• _STATED EXERCISE_
Restate the material word for word and leave out anything that is a picture.

• _GIVEN MATERIAL_

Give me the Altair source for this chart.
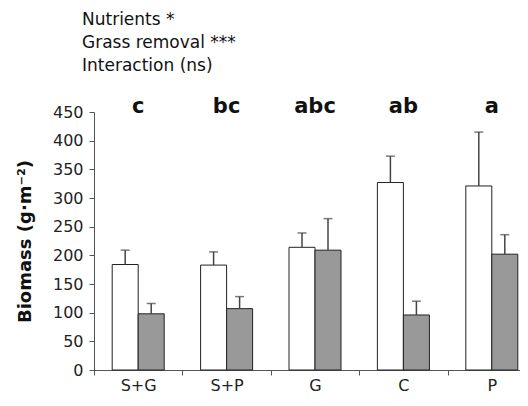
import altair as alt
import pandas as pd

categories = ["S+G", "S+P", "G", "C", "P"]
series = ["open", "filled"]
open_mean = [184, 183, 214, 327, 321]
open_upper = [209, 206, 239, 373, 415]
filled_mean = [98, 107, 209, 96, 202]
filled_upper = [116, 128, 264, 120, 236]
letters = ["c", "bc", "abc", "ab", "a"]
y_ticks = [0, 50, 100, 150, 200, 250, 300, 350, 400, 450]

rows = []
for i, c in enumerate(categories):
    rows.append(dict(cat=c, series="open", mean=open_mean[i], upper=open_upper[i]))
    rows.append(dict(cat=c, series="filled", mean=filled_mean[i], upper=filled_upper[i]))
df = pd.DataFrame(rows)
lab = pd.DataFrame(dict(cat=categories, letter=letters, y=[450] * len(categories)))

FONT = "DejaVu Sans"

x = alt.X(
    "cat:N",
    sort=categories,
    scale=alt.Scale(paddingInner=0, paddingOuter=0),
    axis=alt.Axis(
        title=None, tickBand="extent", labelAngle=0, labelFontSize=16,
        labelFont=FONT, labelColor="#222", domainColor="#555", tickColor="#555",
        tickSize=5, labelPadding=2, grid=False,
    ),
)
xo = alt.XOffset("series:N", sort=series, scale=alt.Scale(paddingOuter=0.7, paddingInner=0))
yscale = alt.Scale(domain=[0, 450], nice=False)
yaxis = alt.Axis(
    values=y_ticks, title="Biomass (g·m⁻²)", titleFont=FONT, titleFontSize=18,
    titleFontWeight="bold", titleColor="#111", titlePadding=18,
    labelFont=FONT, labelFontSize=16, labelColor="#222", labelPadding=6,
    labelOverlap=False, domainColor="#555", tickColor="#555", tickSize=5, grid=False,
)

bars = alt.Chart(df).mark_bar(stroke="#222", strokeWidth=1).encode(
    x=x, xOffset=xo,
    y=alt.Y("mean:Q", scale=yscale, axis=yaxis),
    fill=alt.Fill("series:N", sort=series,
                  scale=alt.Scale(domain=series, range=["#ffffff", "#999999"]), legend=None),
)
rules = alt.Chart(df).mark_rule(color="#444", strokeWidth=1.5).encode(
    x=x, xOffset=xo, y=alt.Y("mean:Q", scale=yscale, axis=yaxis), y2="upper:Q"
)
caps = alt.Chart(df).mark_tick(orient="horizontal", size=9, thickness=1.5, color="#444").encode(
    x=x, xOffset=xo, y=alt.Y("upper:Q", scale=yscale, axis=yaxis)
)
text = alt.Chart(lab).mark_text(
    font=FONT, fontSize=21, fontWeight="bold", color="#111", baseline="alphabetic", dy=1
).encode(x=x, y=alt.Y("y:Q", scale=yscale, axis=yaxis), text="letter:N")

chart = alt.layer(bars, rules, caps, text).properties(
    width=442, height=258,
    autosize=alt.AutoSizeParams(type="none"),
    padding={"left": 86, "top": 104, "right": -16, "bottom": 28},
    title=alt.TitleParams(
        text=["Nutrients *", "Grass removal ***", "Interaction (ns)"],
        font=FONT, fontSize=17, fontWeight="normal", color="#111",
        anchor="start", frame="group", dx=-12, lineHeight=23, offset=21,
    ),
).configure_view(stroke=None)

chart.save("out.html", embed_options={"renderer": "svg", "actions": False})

• _SOLUTION FOR THIS EXERCISE_
Give me the Altair source for this chart.
import altair as alt
import pandas as pd

categories = ["S+G", "S+P", "G", "C", "P"]
series = ["open", "filled"]
open_mean = [184, 183, 214, 327, 321]
open_upper = [209, 206, 239, 373, 415]
filled_mean = [98, 107, 209, 96, 202]
filled_upper = [116, 128, 264, 120, 236]
letters = ["c", "bc", "abc", "ab", "a"]
y_ticks = [0, 50, 100, 150, 200, 250, 300, 350, 400, 450]

rows = []
for i, c in enumerate(categories):
    rows.append(dict(cat=c, series="open", mean=open_mean[i], upper=open_upper[i]))
    rows.append(dict(cat=c, series="filled", mean=filled_mean[i], upper=filled_upper[i]))
df = pd.DataFrame(rows)
lab = pd.DataFrame(dict(cat=categories, letter=letters, y=[450] * len(categories)))

FONT = "DejaVu Sans"

x = alt.X(
    "cat:N",
    sort=categories,
    scale=alt.Scale(paddingInner=0, paddingOuter=0),
    axis=alt.Axis(
        title=None, tickBand="extent", labelAngle=0, labelFontSize=16,
        labelFont=FONT, labelColor="#222", domainColor="#555", tickColor="#555",
        tickSize=5, labelPadding=2, grid=False,
    ),
)
xo = alt.XOffset("series:N", sort=series, scale=alt.Scale(paddingOuter=0.7, paddingInner=0))
yscale = alt.Scale(domain=[0, 450], nice=False)
yaxis = alt.Axis(
    values=y_ticks, title="Biomass (g·m⁻²)", titleFont=FONT, titleFontSize=18,
    titleFontWeight="bold", titleColor="#111", titlePadding=18,
    labelFont=FONT, labelFontSize=16, labelColor="#222", labelPadding=6,
    labelOverlap=False, domainColor="#555", tickColor="#555", tickSize=5, grid=False,
)

bars = alt.Chart(df).mark_bar(stroke="#222", strokeWidth=1).encode(
    x=x, xOffset=xo,
    y=alt.Y("mean:Q", scale=yscale, axis=yaxis),
    fill=alt.Fill("series:N", sort=series,
                  scale=alt.Scale(domain=series, range=["#ffffff", "#999999"]), legend=None),
)
rules = alt.Chart(df).mark_rule(color="#444", strokeWidth=1.5).encode(
    x=x, xOffset=xo, y=alt.Y("mean:Q", scale=yscale, axis=yaxis), y2="upper:Q"
)
caps = alt.Chart(df).mark_tick(orient="horizontal", size=9, thickness=1.5, color="#444").encode(
    x=x, xOffset=xo, y=alt.Y("upper:Q", scale=yscale, axis=yaxis)
)
text = alt.Chart(lab).mark_text(
    font=FONT, fontSize=21, fontWeight="bold", color="#111", baseline="alphabetic", dy=1
).encode(x=x, y=alt.Y("y:Q", scale=yscale, axis=yaxis), text="letter:N")

chart = alt.layer(bars, rules, caps, text).properties(
    width=442, height=258,
    autosize=alt.AutoSizeParams(type="none"),
    padding={"left": 86, "top": 104, "right": -16, "bottom": 28},
    title=alt.TitleParams(
        text=["Nutrients *", "Grass removal ***", "Interaction (ns)"],
        font=FONT, fontSize=17, fontWeight="normal", color="#111",
        anchor="start", frame="group", dx=-12, lineHeight=23, offset=21,
    ),
).configure_view(stroke=None)

chart.save("out.html", embed_options={"renderer": "svg", "actions": False})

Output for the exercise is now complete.